Please send copies of the Galaxy to the people listed. Willa Cather [Stout #1802]
Appreciates Elsie's letter about the service for the window [a window in Grace Episcopal Church dedicated for their mother, Mary Virginia "Jennie" Boak Cather] and all the old friends in Red Cloud. Has sent notes in Christmas cards to many of them. Overlooked Mrs. Warren, but did remember Mrs. Macfarland in California. Has been busy. The Menuhins came recently, and the mother is quite sick and bedridden, so spent time with the girls until Yehudi and their father came to New York from New Orleans. Douglass was visiting; spent as much time with him as possible. Saw Yehudi's dramatic performance at Carnegie Hall with him.

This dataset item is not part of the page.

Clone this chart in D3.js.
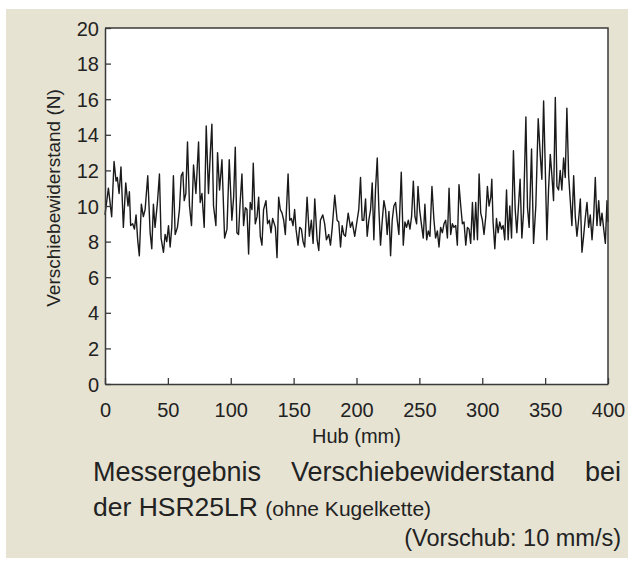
<!DOCTYPE html>
<html>
<head>
<meta charset="utf-8">
<script src="https://cdn.jsdelivr.net/npm/d3@7"></script>
<style>
  html, body { margin: 0; padding: 0; background: #ffffff; }
  svg { display: block; }
  text { font-family: "Liberation Sans", Arial, Helvetica, sans-serif; fill: #222; }
</style>
</head>
<body>
<svg id="chart" width="628" height="562"></svg>
<script>
// ---- data ----
const hubMm = [
  0, 2.7, 5.3, 7.2, 8.8, 9.8, 11.2, 12.7, 14.6, 16.5, 18.3, 19.4, 20.4, 22.0, 23.4, 24.7, 26.0, 27.3, 28.9, 30.5,
  31.9, 34.0, 35.9, 37.2, 38.5, 39.8, 41.7, 43.3, 44.6, 46.5, 47.8, 49.1, 50.5, 51.8, 53.1, 54.4, 55.8, 57.6, 59.2, 60.6,
  61.9, 63.0, 64.3, 65.6, 67.2, 68.8, 70.4, 72.3, 74.4, 75.7, 77.1, 78.9, 80.5, 82.3, 83.7, 85.0, 86.3, 88.2, 89.5, 91.1,
  93.0, 95.1, 97.0, 98.8, 100.9, 102.3, 103.6, 104.9, 106.2, 107.3, 108.9, 110.2, 111.6, 112.9, 114.2, 115.5, 116.9, 117.9, 119.5, 120.9,
  122.2, 123.5, 124.8, 126.1, 128.0, 129.3, 130.7, 132.0, 133.3, 135.5, 136.8, 138.1, 139.4, 140.8, 142.1, 143.4, 145.6, 146.9, 148.2, 149.5,
  150.8, 151.9, 153.5, 154.8, 156.2, 157.5, 158.8, 160.7, 162.5, 164.1, 165.5, 166.8, 168.7, 170.0, 171.3, 173.2, 174.7, 176.1, 177.9, 179.3,
  180.6, 182.7, 184.6, 185.9, 187.3, 188.6, 189.9, 191.2, 193.4, 195.2, 196.6, 198.6, 200.5, 201.8, 203.2, 204.5, 205.8, 207.2, 208.5, 209.8,
  211.2, 212.5, 213.8, 215.1, 216.5, 217.8, 219.1, 220.5, 221.8, 223.1, 224.4, 225.8, 227.1, 228.4, 229.7, 231.1, 232.4, 233.7, 235.6, 237.2,
  238.5, 239.8, 241.2, 242.5, 243.8, 245.2, 246.5, 247.8, 248.9, 250.2, 251.6, 253.1, 254.4, 255.8, 257.1, 258.4, 260.0, 261.6, 262.9, 264.3,
  265.6, 266.9, 268.3, 269.6, 270.9, 272.3, 273.6, 274.9, 276.2, 277.5, 278.9, 280.2, 281.5, 282.9, 284.2, 285.5, 286.9, 288.2, 289.5, 290.8,
  292.2, 293.5, 294.8, 296.2, 297.5, 298.8, 300.1, 301.4, 302.8, 304.1, 305.4, 306.8, 307.6, 308.6, 310.0, 311.3, 312.6, 313.9, 315.3, 316.6,
  317.9, 319.3, 320.6, 321.9, 323.3, 324.8, 326.2, 327.5, 328.8, 330.1, 331.5, 332.8, 334.7, 336.0, 337.3, 339.2, 340.8, 342.6, 344.5, 346.1,
  347.4, 348.8, 350.1, 351.4, 352.7, 354.1, 355.4, 356.7, 358.1, 359.4, 360.7, 362.0, 363.3, 364.7, 366.0, 367.3, 368.7, 370.0, 371.3, 372.7,
  374.0, 375.3, 376.6, 378.0, 379.3, 380.6, 381.9, 383.3, 384.6, 385.9, 387.3, 388.6, 389.9, 391.2, 392.6, 393.9, 395.2, 396.6, 397.9, 399.2,
  400
];
const forceN = [
  9.5, 11.0, 9.4, 12.5, 11.4, 11.6, 10.7, 12.2, 8.8, 11.3, 10.0, 10.8, 8.9, 9.0, 8.7, 9.5, 8.1, 7.2, 10.1, 9.4,
  9.8, 11.7, 8.5, 7.6, 10.1, 8.8, 10.2, 11.8, 8.2, 7.4, 8.4, 8.0, 8.9, 7.7, 8.8, 11.7, 8.4, 8.8, 9.8, 11.7,
  11.9, 10.3, 10.7, 13.6, 10.0, 8.9, 12.3, 10.7, 13.6, 10.2, 10.7, 8.8, 14.5, 10.7, 12.9, 14.6, 10.0, 8.9, 13.0, 10.9,
  12.6, 8.2, 8.7, 12.6, 9.2, 10.5, 13.3, 8.5, 8.4, 10.0, 11.8, 8.9, 9.9, 9.8, 7.3, 10.2, 9.8, 12.4, 9.0, 9.4,
  10.5, 8.3, 7.8, 9.8, 10.3, 9.0, 9.2, 8.5, 9.3, 8.8, 7.1, 10.5, 9.8, 9.6, 9.2, 8.4, 11.8, 9.2, 9.3, 8.9,
  9.8, 8.7, 7.8, 8.8, 8.7, 8.0, 7.7, 10.5, 8.3, 9.2, 7.9, 10.4, 8.1, 7.5, 9.2, 9.5, 9.0, 8.1, 8.4, 7.8,
  8.7, 10.6, 9.2, 9.1, 7.7, 8.9, 8.4, 8.3, 9.6, 8.8, 9.1, 8.3, 9.2, 9.8, 11.6, 9.2, 9.2, 10.4, 8.3, 9.2,
  9.8, 11.3, 8.1, 10.9, 12.7, 9.8, 7.8, 9.2, 10.3, 9.8, 8.4, 9.7, 7.2, 9.2, 10.0, 10.2, 9.2, 8.4, 11.9, 7.8,
  9.1, 8.8, 9.2, 8.7, 9.4, 11.4, 9.4, 9.0, 11.1, 9.8, 9.0, 8.2, 10.1, 8.1, 8.6, 8.3, 11.1, 9.2, 8.2, 8.6,
  7.7, 8.8, 8.5, 9.0, 9.2, 8.2, 11.0, 8.4, 9.0, 8.8, 8.9, 7.8, 11.2, 10.0, 9.0, 9.1, 7.8, 8.8, 8.7, 7.9,
  10.2, 8.1, 10.2, 8.1, 11.8, 9.6, 9.2, 8.4, 9.4, 11.1, 10.0, 10.5, 11.5, 9.1, 7.6, 9.3, 8.5, 9.1, 8.7, 8.9,
  8.1, 10.9, 8.1, 10.0, 8.2, 13.1, 9.8, 8.5, 10.0, 11.5, 8.2, 9.6, 15.0, 9.9, 8.8, 13.2, 7.9, 10.0, 14.9, 12.9,
  11.5, 15.9, 12.2, 8.1, 10.9, 12.9, 11.7, 10.3, 16.1, 11.1, 10.9, 12.0, 10.9, 12.7, 11.6, 15.5, 11.7, 10.3, 8.9, 11.7,
  9.4, 8.3, 9.2, 10.4, 7.4, 8.3, 9.3, 10.2, 8.8, 9.5, 8.1, 9.4, 11.6, 8.9, 10.3, 8.9, 9.6, 8.7, 7.9, 10.3,
  9.1
];
const xTicks = [0, 50, 100, 150, 200, 250, 300, 350, 400];
const yTicks = [0, 2, 4, 6, 8, 10, 12, 14, 16, 18, 20];
const xTitle = "Hub (mm)";
const yTitle = "Verschiebewiderstand (N)";
const captionLine1 = ["Messergebnis", "Verschiebewiderstand", "bei"];
const captionLine2Main = "der HSR25LR";
const captionLine2Small = "(ohne Kugelkette)";
const captionLine3 = "(Vorschub: 10 mm/s)";

// ---- layout ----
const svg = d3.select("#chart");
const W = 628, H = 562;
const plot = { left: 105, right: 608, top: 28, bottom: 384 };
const frameColor = "#3a3a3a";

svg.append("rect")
  .attr("x", 6).attr("y", 9)
  .attr("width", W - 6).attr("height", 549)
  .attr("fill", "#e6e3d3");

const x = d3.scaleLinear().domain([0, 400]).range([plot.left, plot.right]);
const y = d3.scaleLinear().domain([0, 20]).range([plot.bottom, plot.top]);

svg.append("rect")
  .attr("x", plot.left).attr("y", plot.top)
  .attr("width", plot.right - plot.left).attr("height", plot.bottom - plot.top)
  .attr("fill", "#ffffff");

// data line
const pts = hubMm.map((h, i) => [h, forceN[i]]);
svg.append("path")
  .datum(pts)
  .attr("fill", "none")
  .attr("stroke", "#1a1a1a")
  .attr("stroke-width", 1.4)
  .attr("stroke-linejoin", "round")
  .attr("d", d3.line().x(d => x(d[0])).y(d => y(d[1])));

// axes
const xAxis = svg.append("g")
  .attr("transform", `translate(0,${plot.bottom})`)
  .call(d3.axisBottom(x).tickValues(xTicks).tickSizeInner(-6).tickSizeOuter(0));
const yAxis = svg.append("g")
  .attr("transform", `translate(${plot.left},0)`)
  .call(d3.axisLeft(y).tickValues(yTicks).tickSizeInner(-6).tickSizeOuter(0));

[xAxis, yAxis].forEach(g => {
  g.select(".domain").attr("stroke", frameColor).attr("stroke-width", 1.5);
  g.selectAll(".tick line").attr("stroke", frameColor).attr("stroke-width", 1.3);
  g.selectAll(".tick text")
    .attr("font-family", "Liberation Sans, Arial, sans-serif")
    .attr("font-size", 20)
    .attr("fill", "#222");
});
xAxis.selectAll(".tick text").attr("y", 19).attr("dy", "0.71em");
yAxis.selectAll(".tick text").attr("x", -6).attr("dy", "0.35em");

// top & right frame
svg.append("path")
  .attr("d", `M${plot.left},${plot.top}H${plot.right}V${plot.bottom}`)
  .attr("fill", "none").attr("stroke", frameColor).attr("stroke-width", 1.5);

// axis titles
svg.append("text")
  .attr("x", (plot.left + plot.right) / 2)
  .attr("y", 443)
  .attr("text-anchor", "middle")
  .attr("font-size", 20)
  .text(xTitle);

svg.append("text")
  .attr("transform", `translate(60,198) rotate(-90)`)
  .attr("text-anchor", "middle")
  .attr("font-size", 19)
  .text(yTitle);

// caption
const capLeft = 93, capRight = 621;
const line1 = captionLine1.map(w => svg.append("text")
  .attr("y", 481).attr("font-size", 27).text(w));
const widths = line1.map(t => t.node().getComputedTextLength());
const gap = (capRight - capLeft - d3.sum(widths)) / (captionLine1.length - 1);
let cx = capLeft;
line1.forEach((t, i) => { t.attr("x", cx); cx += widths[i] + gap; });

const l2 = svg.append("text").attr("x", capLeft).attr("y", 516).attr("font-size", 26.5);
l2.append("tspan").text(captionLine2Main + " ");
l2.append("tspan").attr("font-size", 21).text(captionLine2Small);

svg.append("text")
  .attr("x", capRight).attr("y", 546)
  .attr("text-anchor", "end")
  .attr("font-size", 23.5)
  .text(captionLine3);
</script>
</body>
</html>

Since Mary Virginia was working, and since she did not want to invite people outside the family, had a quiet, delightful dinner on her birthday with just Douglass and Edith. Douglass really came to New York to consult a heart specialist, who said he was fine. Enclosed a check to spend on something fun. Merry Christmas. Willie
The critic who authored the significant review [Bourne, Randolph, "Morals and Art from the West," Dial, 65 (14 December 1918): 557] of My Ántonia she recently sent has just died of influenza. He was among the best critics in the U.S., and she worried about his review of the book. He didn't like Song of the Lark very much, except for the first section. Appreciates his favorable comparison of her with William Allen White. Has always disliked the way White and Graham Phillips wrote about life in the West. Sensed all along that there was a better, truer way of presenting it. Naturally Ántonia could have been written in the same folksy, rolicky way White prefers. He thinks he's being realistic, but he is really only showing off his commonness. Sure, White sells far more books than she does, but she is not trying to connect with the same readers. Doesn't worry about sales too much while she still has the money she saved from her days working at McClure's. Received an encouraging letter a few weeks ago from Edwin Winter, who used to be president of the Missouri Pacific. Winter had earlier worked for Union Pacific in Nebraska and built the first bridge over Dale Creek canyon—actually a wooden bridge! He wanted to visit with her, and he came over on Friday. He is a very impressive person! It's better to have one admirer like him than to sell a thousand copies. He found the book stirring and felt compelled to meet her after reading it. He wondered if she were actually Swedish, as he thought the novel was too literary to be the work of an American. What a vibrant, wonderful new friend to have! Please return the issue of the Dial and other clipping about Bourne, and inform Meta that she continues to enjoy the wonderful jam Meta sent: the scuppernong is gone and the pineapple is next. Would like to have been with them over the holiday.